When asked to describe what makes sketch comedy group There's Waldo unique, team member John Buseman suggests: "We leave the stage like a bed after good lovemaking: messy."
When asked to explain further, Buseman's fellow comedian Christine Giordano explains, "We eat some gross things during the show while dancing sexily to Wham's "Careless Whisper," dressed like senior citizens. Basically, we're just committing fully to our weird senses of humor."
Their new show, A Silent Show: Now With Sound!, plays Fridays and Saturdays at the newly renovated Institution Theater throughout April. This is the group's third complete show as a fully-collaborative writing and acting team (which also includes Erica Lies, Tyler Reece Booker, Amy Dietze, Sarah Osburn and Taylor Overstreet). And, if familiarity breeds confident creativity, they've got that in spades.
"We all love eccentric characters and the really dumb stuff that you can't explain why it's funny, but it makes us all laugh," says Giordano. "We love bizarre characters, I think, because we all feel like such weird characters in real life."
The group's members met through the Institution, where they have all taken improv comedy classes. Since sketch comedy classes are taught less frequently at the improv house, the future members of There's Waldo originally met as a comedy writing group to further build their skill set.
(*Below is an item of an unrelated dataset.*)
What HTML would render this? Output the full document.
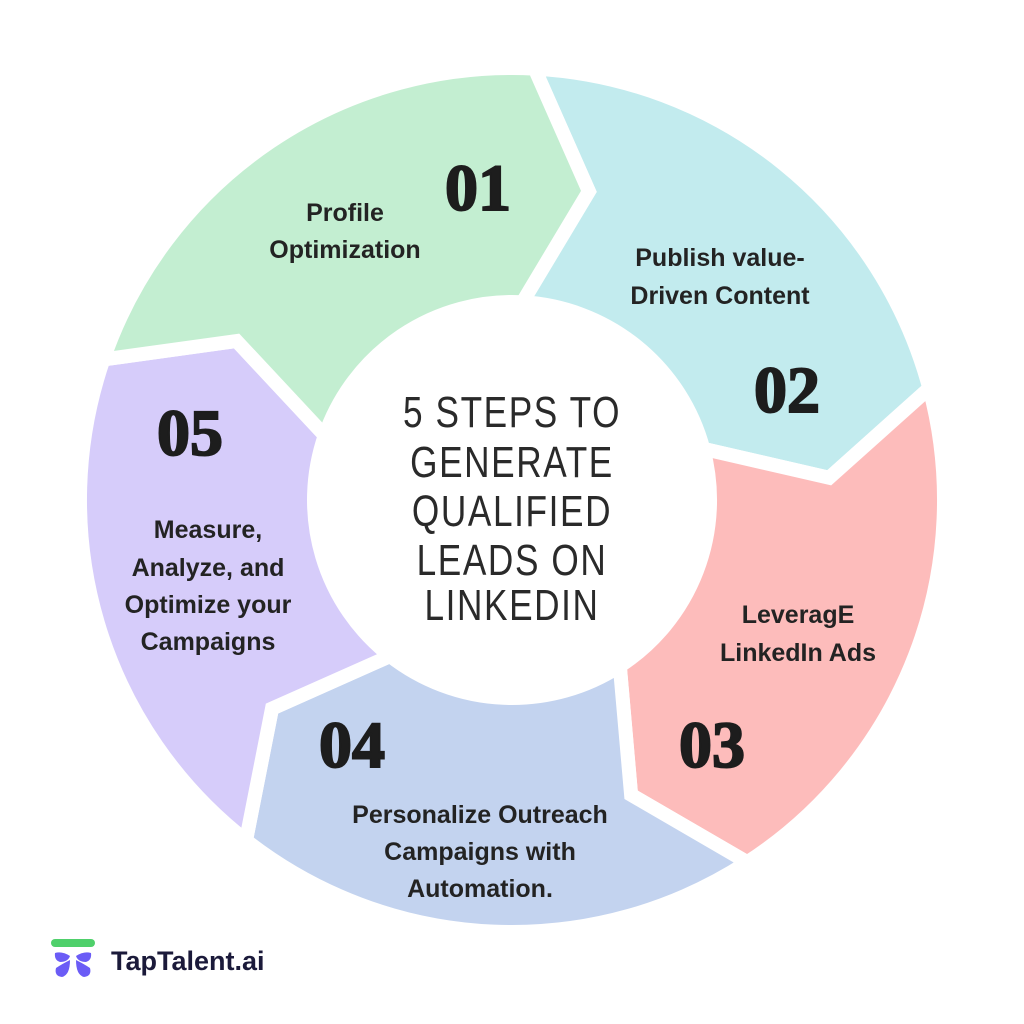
<!DOCTYPE html>
<html><head><meta charset="utf-8">
<style>
html,body{margin:0;padding:0;background:#fff;}
svg{display:block}
.lab{font-family:"Liberation Sans",sans-serif;font-weight:bold;font-size:25px;fill:#232323;text-anchor:middle}
.num{font-family:"Liberation Serif",serif;font-weight:bold;font-size:66px;fill:#1d1d1d;text-anchor:middle;stroke:#1d1d1d;stroke-width:2}
.ttl{font-family:"Liberation Sans",sans-serif;font-size:44px;fill:#2a2a2a;text-anchor:middle;letter-spacing:2px}
</style></head>
<body>
<svg id="s" width="1024" height="1024" viewBox="0 0 1024 1024" xmlns="http://www.w3.org/2000/svg">
<g id="segs"></g>
<circle cx="512" cy="505" r="192" fill="#fff"/>
<g transform="translate(512,0) scale(0.8,1)">
<text class="ttl" x="0" y="427">5 STEPS TO</text>
<text class="ttl" x="0" y="477">GENERATE</text>
<text class="ttl" x="0" y="526">QUALIFIED</text>
<text class="ttl" x="0" y="575">LEADS ON</text>
<text class="ttl" x="0" y="620">LINKEDIN</text>
</g>
<text class="num" x="478" y="210">01</text>
<text class="num" x="787" y="412">02</text>
<text class="num" x="712" y="767">03</text>
<text class="num" x="352" y="767">04</text>
<text class="num" x="190" y="455">05</text>
<text class="lab" x="345" y="221">Profile</text>
<text class="lab" x="345" y="258">Optimization</text>
<text class="lab" x="720" y="266">Publish value-</text>
<text class="lab" x="720" y="304">Driven Content</text>
<text class="lab" x="798" y="623">LeveragE</text>
<text class="lab" x="798" y="661">LinkedIn Ads</text>
<text class="lab" x="480" y="823">Personalize Outreach</text>
<text class="lab" x="480" y="860">Campaigns with</text>
<text class="lab" x="480" y="897">Automation.</text>
<text class="lab" x="208" y="538">Measure,</text>
<text class="lab" x="208" y="576">Analyze, and</text>
<text class="lab" x="208" y="613">Optimize your</text>
<text class="lab" x="208" y="650">Campaigns</text>
<rect x="51" y="939" width="44" height="8" rx="4" fill="#4fd06b"/>
<g fill="#6b5cf6">
<path d="M55 953 Q62 951 70 956 Q68 962 60 962 Q54 960 55 953Z"/>
<path d="M91 953 Q84 951 76 956 Q78 962 86 962 Q92 960 91 953Z"/>
<path d="M70 960 Q62 964 56 968 Q54 976 62 977 Q70 975 70 960Z"/>
<path d="M76 960 Q84 964 90 968 Q92 976 84 977 Q76 975 76 960Z"/>
</g>
<text x="111" y="970" font-family="Liberation Sans,sans-serif" font-weight="bold" font-size="27" fill="#1b1a3a">TapTalent.ai</text>
</svg>
<script>
(function(){
var cx=512,cy=500,R=432,r=198,M=318,d=11;
var b=[3,75,147,218,289,363];
var cols=["#c2ebee","#fdbcbb","#c3d3ef","#d6ccfa","#c3eed1"];
function p(rad,a){a=a*Math.PI/180;return (cx+rad*Math.sin(a)).toFixed(1)+" "+(cy-rad*Math.cos(a)).toFixed(1);}
var g=document.getElementById("segs"),h="";
for(var i=0;i<5;i++){
var s=b[i],e=b[i+1];
var dd="M"+p(R,s)+" A"+R+" "+R+" 0 0 1 "+p(R,e)+" L"+p(M,e+d)+" L"+p(r,e)+" A"+r+" "+r+" 0 0 0 "+p(r,s)+" L"+p(M,s+d)+" Z";
h+='<path d="'+dd+'" fill="'+cols[i]+'" stroke="#fff" stroke-width="14" stroke-linejoin="miter"/>';
}
g.innerHTML=h;
})();
</script>
</body></html>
After a few months, they cite an unexpected synergy within the group that prompted a continued working relationship. "I just couldn't imagine not getting to work more with some of their scenes or not eventually getting to be in their pieces," recalls cast member Erica Lies. "We barely knew one another when we started; and by the end of the writing group, we were all obsessed with each other."
Before the Institution Theater's renovations were complete, There's Waldo performed their first show, Jerkholes, in October last year at The Velveeta Room. Those late night shows attracted a mixed bag of Sixth Street stragglers, the cast members recall, including a few first dates, some senior citizens and a good number of heavy drinkers just passing time before they could drive home.
"Those first performances definitely developed our loud, high-energy style because we had to be engaging so that the audience members couldn't look away," laughs Giordano. "Still to this day, we have really fast transitions and we hate down time. We save our messiest sketches til the end because we just leave everything we use out on the stage."
Everyone in the group contributes during their regular cast writing sessions, and most of their favorite sketches evolve from silly conversations they have during those meetings. "A lot of it will start with doing weird voices back and forth and then with everyone trying to top one another with the next joke," explains Lies. "It helps that we all have improv training because we're not afraid of saying anything dumb. It's all just building and editing each other's ideas."
In writing and performing as There's Waldo, the cast members assert how their perceptions of comedy have slowly opened their perceptions of comedy in general. "There's something magical and in-the-moment about improv that I love," says Giordano, "But I'm also an OCD perfectionist as well, so I really appreciate getting to rework and perfect a scene before we do it. I also think that sketch can prepare you better to make a living writing comedy, which is important to me."
"I definitely need more than one process," adds Lies. "We all use improv to inform and develop sketches earlier on, and it allows us to get on our feet rather than just sitting at a computer for hourse. But I also love the challenge of writing and acting that's involved in sketch. And it's easier to take sketch outside of Austin by recording it and putting it online."
There's Waldo has been very proactive about posting their sketches on YouTube, Facebook and Funny or Die. It doesn't hurt that Giordano is also a filmmaker and editor in her everyday life. One of their sketches even attracted the attention of a prominent Los Angeles comedy director at SXSW who offered to professionally shoot their sketch "Hot Pocket Pocket." (Yep, those Hot Pockets.)
Tireless promotion and ample product has quickly established this group as a sketch powerhouse in the already prolific comedy circuit of Austin. After their April run at the Institution, the cast of There's Waldo will be participating in the upcoming Ladies Are Funny Festival, the Austin Sketch Fest and the brand new Moontower Comedy Festival. Clearly, they're already in on the joke.
"We can guarantee there will be lots of humping and groping across the board," exclaims Lies. "Definitely lots of physical comedy and weird bits: that's how we like to do it."
A Silent Show: Now with Sound! plays Fridays and Saturdays at 8 p.m. from Apr 13 - 21. Tickets available through the Institution Theater website.